OBJECTIVE »
Copy all lines of the listing that include the string "matplotlib".

════════════════

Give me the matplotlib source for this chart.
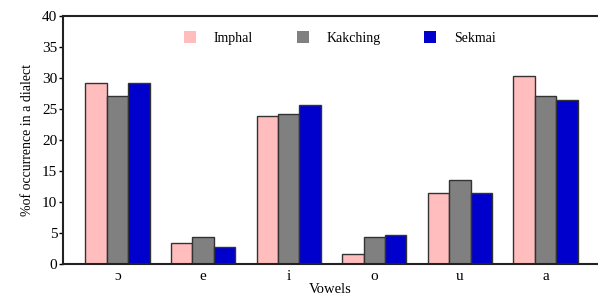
import matplotlib
matplotlib.use("Agg")
import matplotlib.pyplot as plt
from matplotlib.lines import Line2D
import numpy as np

plt.rcParams['font.family'] = ['Liberation Serif', 'DejaVu Serif']

categories = ['ɔ', 'e', 'i', 'o', 'u', 'a']
series_names = ['Imphal', 'Kakching', 'Sekmai']
imphal = [29.1, 3.4, 23.8, 1.6, 11.5, 30.3]
kakching = [27.0, 4.4, 24.1, 4.3, 13.5, 27.0]
sekmai = [29.2, 2.8, 25.6, 4.6, 11.5, 26.4]
colors = ['#FFBDBD', '#808080', '#0000CC']

fig = plt.figure(figsize=(5.98, 2.99), dpi=100)
ax = fig.add_axes([0.105, 0.117, 0.893, 0.831])
x = np.arange(len(categories))
w = 0.25
for i, (vals, name, c) in enumerate(zip([imphal, kakching, sekmai], series_names, colors)):
    ax.bar(x + (i - 1) * w, vals, width=w, color=c, edgecolor='#333333', linewidth=1.0, label=name)

ax.set_xlim(-0.64, 5.6)
ax.set_ylim(0, 40)
ax.set_yticks(range(0, 41, 5))
ax.set_xticks(x)
ax.set_xticklabels(categories, fontsize=11)
ax.tick_params(axis='x', length=0, pad=4)
ax.tick_params(axis='y', labelsize=11, length=3, width=1, direction='out', pad=1)
ax.spines['right'].set_visible(False)
for s in ['top', 'left', 'bottom']:
    ax.spines[s].set_linewidth(1.5)
    ax.spines[s].set_color('#222222')
ax.set_ylabel('%of occurrence in a dialect', fontsize=10, labelpad=6)
ax.set_xlabel('Vowels', fontsize=10.5, labelpad=0)
handles = [Line2D([], [], marker='s', linestyle='none', markersize=8, markerfacecolor=c,
                  markeredgewidth=0) for c in colors]
ax.legend(handles, series_names, loc='upper center', bbox_to_anchor=(0.519, 0.985), ncol=3,
          frameon=False, fontsize=10, handlelength=0.8, columnspacing=3.2, handletextpad=1.3)
fig.savefig('out.png', dpi=100)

════════════════

REPLY TO THE EXERCISE »
Give me the matplotlib source for this chart.
import matplotlib
matplotlib.use("Agg")
import matplotlib.pyplot as plt
from matplotlib.lines import Line2D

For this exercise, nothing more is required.